In the meantime, however, Interscope and every other record label in the business relies heavily on radio airplay to expose consumers to music by new artists--and fuel record sales. The exposure generated by a radio hit can ratchet up album sales exponentially, transforming unknown acts--such as No Doubt and the Spice Girls--into multimillion-selling pop stars.
But how do record companies ensure that stations play their music without violating payola laws?
While it is not illegal for a station to take money in exchange for playing a song, it is illegal to accept money for playing a specific song without disclosing the payment to the public.
Thirty years after radio corruption scandals rocked the music business--and popularized the term “payola"--the art of promoting records still remains one of the murkiest areas in the record industry.
While the music profession is, for the most part, no longer tainted by allegations involving underworld cash, cocaine and prostitutes, corporations continue to fork over millions of dollars each year to a tiny clique of independent consultants who pay annual lump sums to key stations, sponsor contests with large prizes for programmers, publish trade tip sheets and hand out freebies.
These consultants contend they can influence radio airplay, though how they can do so is unclear since it is illegal to trade money or gifts for airplay. But most record company heads are so insecure that they apparently believe it would be impossible to compete for radio airplay without them.
And who can blame them? It is becoming increasingly difficult to determine just who is setting the agenda these days at radio: the program directors or the advertising sales managers.
Once considered the heartbeat of pop music, radio has largely fragmented into narrow radio formats under the ownership of conglomerates that have to deliver quarterly results. Recent changes in federal rules allow corporations to own more stations per city than ever before. Some critics believe that the reduced competition encourages radio programmers to take fewer chances on new artists.
Over the last few months, broadcasters have tried to tap into potential new revenue streams with a controversial but legal form of programming called “pay-for-play.” Under this infomercial-like practice, radio stations bill record companies for airplay but notify listeners at the time of broadcast that the song is paid for. Some radio stations have even begun to charge record companies simply to announce the names of the songs they play.

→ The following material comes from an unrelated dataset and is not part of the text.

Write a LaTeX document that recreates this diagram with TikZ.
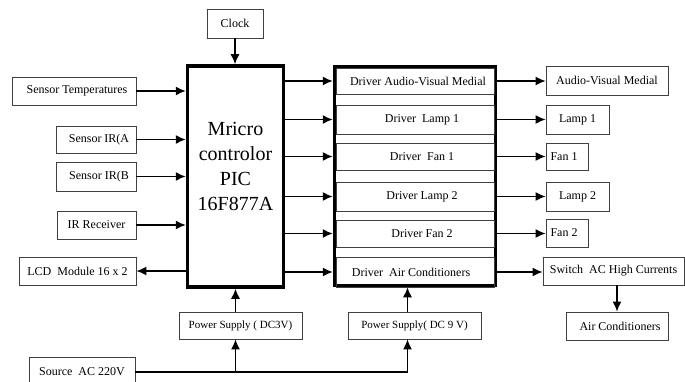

Oddly enough, many record executives are privately embracing radio’s new pay-for-play policies. The new practice, they say, could open the door on a future where companies have more direct control over what actually gets played on the radio. It could also help them save money by eliminating the middleman from the current radio promotion equation.
But independent record promoters contend that the impact pay-for-play will have on the broadcast business is negligible. Jeff McClusky, whose Chicago-based firm has dominated the independent promotion market for the last decade, predicted that the new infomercial technique will be used primarily as a test-marketing device, with only a handful of pay-to-play selections on a daily basis per station.
“There will be a very limited availability for pay-to-play slots that are cost-effective for record companies--and indies like us will play a key role in coordinating it,” McClusky said. “Radio stations are not going to compromise their programming. Pay-to-play is not going to replace independent promotion. It will never happen. I guarantee you that radio will continue to play a vital role in the future of the music business.”